● **Supplied information**
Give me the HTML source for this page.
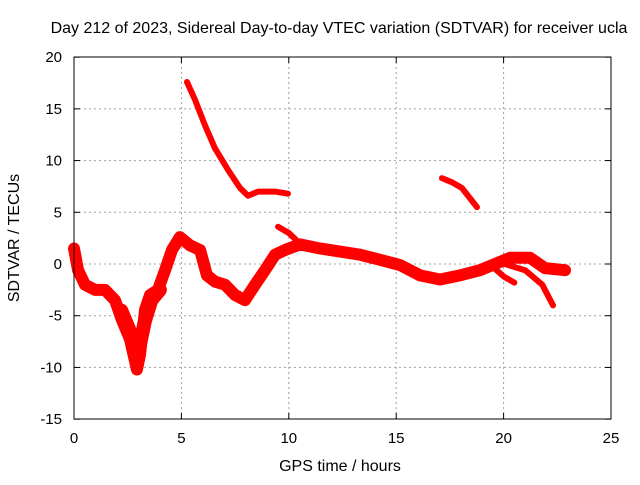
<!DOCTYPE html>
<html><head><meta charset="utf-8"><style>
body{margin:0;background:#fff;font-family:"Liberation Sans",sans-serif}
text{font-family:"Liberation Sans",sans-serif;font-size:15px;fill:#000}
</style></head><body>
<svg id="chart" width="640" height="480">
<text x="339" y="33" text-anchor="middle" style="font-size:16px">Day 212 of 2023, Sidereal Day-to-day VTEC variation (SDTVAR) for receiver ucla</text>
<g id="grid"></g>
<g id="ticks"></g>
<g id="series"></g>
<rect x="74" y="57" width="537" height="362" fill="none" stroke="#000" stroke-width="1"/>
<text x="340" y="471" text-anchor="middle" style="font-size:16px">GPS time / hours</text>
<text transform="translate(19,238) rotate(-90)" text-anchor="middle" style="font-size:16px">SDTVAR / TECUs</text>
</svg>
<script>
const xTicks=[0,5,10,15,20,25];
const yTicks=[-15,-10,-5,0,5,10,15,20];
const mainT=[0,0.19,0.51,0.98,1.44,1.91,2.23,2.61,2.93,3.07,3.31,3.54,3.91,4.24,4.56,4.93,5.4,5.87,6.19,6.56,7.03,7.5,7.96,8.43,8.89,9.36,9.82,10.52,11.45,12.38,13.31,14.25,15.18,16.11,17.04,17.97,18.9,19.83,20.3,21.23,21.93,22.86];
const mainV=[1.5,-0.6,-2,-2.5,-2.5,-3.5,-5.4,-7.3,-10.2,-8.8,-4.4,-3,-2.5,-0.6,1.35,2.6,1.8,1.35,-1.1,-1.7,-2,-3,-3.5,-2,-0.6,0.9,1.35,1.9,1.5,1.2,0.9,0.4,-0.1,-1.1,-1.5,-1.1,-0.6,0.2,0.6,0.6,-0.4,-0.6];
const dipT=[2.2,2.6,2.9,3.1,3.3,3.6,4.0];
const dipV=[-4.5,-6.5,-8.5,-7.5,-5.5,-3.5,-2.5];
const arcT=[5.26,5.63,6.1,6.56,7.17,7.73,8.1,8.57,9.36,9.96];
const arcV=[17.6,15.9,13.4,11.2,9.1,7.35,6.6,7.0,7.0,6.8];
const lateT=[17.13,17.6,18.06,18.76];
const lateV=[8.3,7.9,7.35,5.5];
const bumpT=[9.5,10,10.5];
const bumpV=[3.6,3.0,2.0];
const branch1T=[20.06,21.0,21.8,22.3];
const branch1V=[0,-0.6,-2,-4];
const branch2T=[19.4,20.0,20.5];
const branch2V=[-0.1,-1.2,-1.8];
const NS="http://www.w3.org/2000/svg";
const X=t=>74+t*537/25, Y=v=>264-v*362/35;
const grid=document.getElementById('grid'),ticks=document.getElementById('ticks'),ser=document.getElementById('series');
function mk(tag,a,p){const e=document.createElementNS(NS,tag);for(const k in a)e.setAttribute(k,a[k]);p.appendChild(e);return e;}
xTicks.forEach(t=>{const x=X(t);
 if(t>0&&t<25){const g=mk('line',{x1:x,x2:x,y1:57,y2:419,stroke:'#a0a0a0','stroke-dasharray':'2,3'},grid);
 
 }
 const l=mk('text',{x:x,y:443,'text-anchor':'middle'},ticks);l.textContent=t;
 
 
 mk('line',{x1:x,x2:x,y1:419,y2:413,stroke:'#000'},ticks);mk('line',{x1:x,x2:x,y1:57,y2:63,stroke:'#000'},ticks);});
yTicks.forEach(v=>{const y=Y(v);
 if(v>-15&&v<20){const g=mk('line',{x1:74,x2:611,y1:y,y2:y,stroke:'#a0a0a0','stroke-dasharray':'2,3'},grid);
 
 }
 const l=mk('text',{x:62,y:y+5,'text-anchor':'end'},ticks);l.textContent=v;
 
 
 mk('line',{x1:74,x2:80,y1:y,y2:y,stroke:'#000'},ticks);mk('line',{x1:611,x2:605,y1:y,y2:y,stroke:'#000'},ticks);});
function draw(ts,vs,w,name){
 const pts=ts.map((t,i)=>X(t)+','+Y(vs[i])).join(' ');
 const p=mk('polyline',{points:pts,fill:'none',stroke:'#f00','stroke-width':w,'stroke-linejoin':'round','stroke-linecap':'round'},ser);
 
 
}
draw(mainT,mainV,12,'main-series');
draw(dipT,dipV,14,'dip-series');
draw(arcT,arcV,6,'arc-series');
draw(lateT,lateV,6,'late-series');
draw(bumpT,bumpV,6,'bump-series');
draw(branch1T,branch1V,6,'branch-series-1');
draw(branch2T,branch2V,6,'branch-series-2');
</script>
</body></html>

● **Goal**
Repeat the listing in full and exactly. Leave any pictures out.

● **Result of the exercise**
Give me the HTML source for this page.
<!DOCTYPE html>
<html><head><meta charset="utf-8"><style>
body{margin:0;background:#fff;font-family:"Liberation Sans",sans-serif}
text{font-family:"Liberation Sans",sans-serif;font-size:15px;fill:#000}
</style></head><body>
<svg id="chart" width="640" height="480">
<text x="339" y="33" text-anchor="middle" style="font-size:16px">Day 212 of 2023, Sidereal Day-to-day VTEC variation (SDTVAR) for receiver ucla</text>
<g id="grid"></g>
<g id="ticks"></g>
<g id="series"></g>
<rect x="74" y="57" width="537" height="362" fill="none" stroke="#000" stroke-width="1"/>
<text x="340" y="471" text-anchor="middle" style="font-size:16px">GPS time / hours</text>
<text transform="translate(19,238) rotate(-90)" text-anchor="middle" style="font-size:16px">SDTVAR / TECUs</text>
</svg>
<script>
const xTicks=[0,5,10,15,20,25];
const yTicks=[-15,-10,-5,0,5,10,15,20];
const mainT=[0,0.19,0.51,0.98,1.44,1.91,2.23,2.61,2.93,3.07,3.31,3.54,3.91,4.24,4.56,4.93,5.4,5.87,6.19,6.56,7.03,7.5,7.96,8.43,8.89,9.36,9.82,10.52,11.45,12.38,13.31,14.25,15.18,16.11,17.04,17.97,18.9,19.83,20.3,21.23,21.93,22.86];
const mainV=[1.5,-0.6,-2,-2.5,-2.5,-3.5,-5.4,-7.3,-10.2,-8.8,-4.4,-3,-2.5,-0.6,1.35,2.6,1.8,1.35,-1.1,-1.7,-2,-3,-3.5,-2,-0.6,0.9,1.35,1.9,1.5,1.2,0.9,0.4,-0.1,-1.1,-1.5,-1.1,-0.6,0.2,0.6,0.6,-0.4,-0.6];
const dipT=[2.2,2.6,2.9,3.1,3.3,3.6,4.0];
const dipV=[-4.5,-6.5,-8.5,-7.5,-5.5,-3.5,-2.5];
const arcT=[5.26,5.63,6.1,6.56,7.17,7.73,8.1,8.57,9.36,9.96];
const arcV=[17.6,15.9,13.4,11.2,9.1,7.35,6.6,7.0,7.0,6.8];
const lateT=[17.13,17.6,18.06,18.76];
const lateV=[8.3,7.9,7.35,5.5];
const bumpT=[9.5,10,10.5];
const bumpV=[3.6,3.0,2.0];
const branch1T=[20.06,21.0,21.8,22.3];
const branch1V=[0,-0.6,-2,-4];
const branch2T=[19.4,20.0,20.5];
const branch2V=[-0.1,-1.2,-1.8];
const NS="http://www.w3.org/2000/svg";
const X=t=>74+t*537/25, Y=v=>264-v*362/35;
const grid=document.getElementById('grid'),ticks=document.getElementById('ticks'),ser=document.getElementById('series');
function mk(tag,a,p){const e=document.createElementNS(NS,tag);for(const k in a)e.setAttribute(k,a[k]);p.appendChild(e);return e;}
xTicks.forEach(t=>{const x=X(t);
 if(t>0&&t<25){const g=mk('line',{x1:x,x2:x,y1:57,y2:419,stroke:'#a0a0a0','stroke-dasharray':'2,3'},grid);
 
 }
 const l=mk('text',{x:x,y:443,'text-anchor':'middle'},ticks);l.textContent=t;
 
 
 mk('line',{x1:x,x2:x,y1:419,y2:413,stroke:'#000'},ticks);mk('line',{x1:x,x2:x,y1:57,y2:63,stroke:'#000'},ticks);});
yTicks.forEach(v=>{const y=Y(v);
 if(v>-15&&v<20){const g=mk('line',{x1:74,x2:611,y1:y,y2:y,stroke:'#a0a0a0','stroke-dasharray':'2,3'},grid);
 
 }
 const l=mk('text',{x:62,y:y+5,'text-anchor':'end'},ticks);l.textContent=v;
 
 
 mk('line',{x1:74,x2:80,y1:y,y2:y,stroke:'#000'},ticks);mk('line',{x1:611,x2:605,y1:y,y2:y,stroke:'#000'},ticks);});
function draw(ts,vs,w,name){
 const pts=ts.map((t,i)=>X(t)+','+Y(vs[i])).join(' ');
 const p=mk('polyline',{points:pts,fill:'none',stroke:'#f00','stroke-width':w,'stroke-linejoin':'round','stroke-linecap':'round'},ser);
 
 
}
draw(mainT,mainV,12,'main-series');
draw(dipT,dipV,14,'dip-series');
draw(arcT,arcV,6,'arc-series');
draw(lateT,lateV,6,'late-series');
draw(bumpT,bumpV,6,'bump-series');
draw(branch1T,branch1V,6,'branch-series-1');
draw(branch2T,branch2V,6,'branch-series-2');
</script>
</body></html>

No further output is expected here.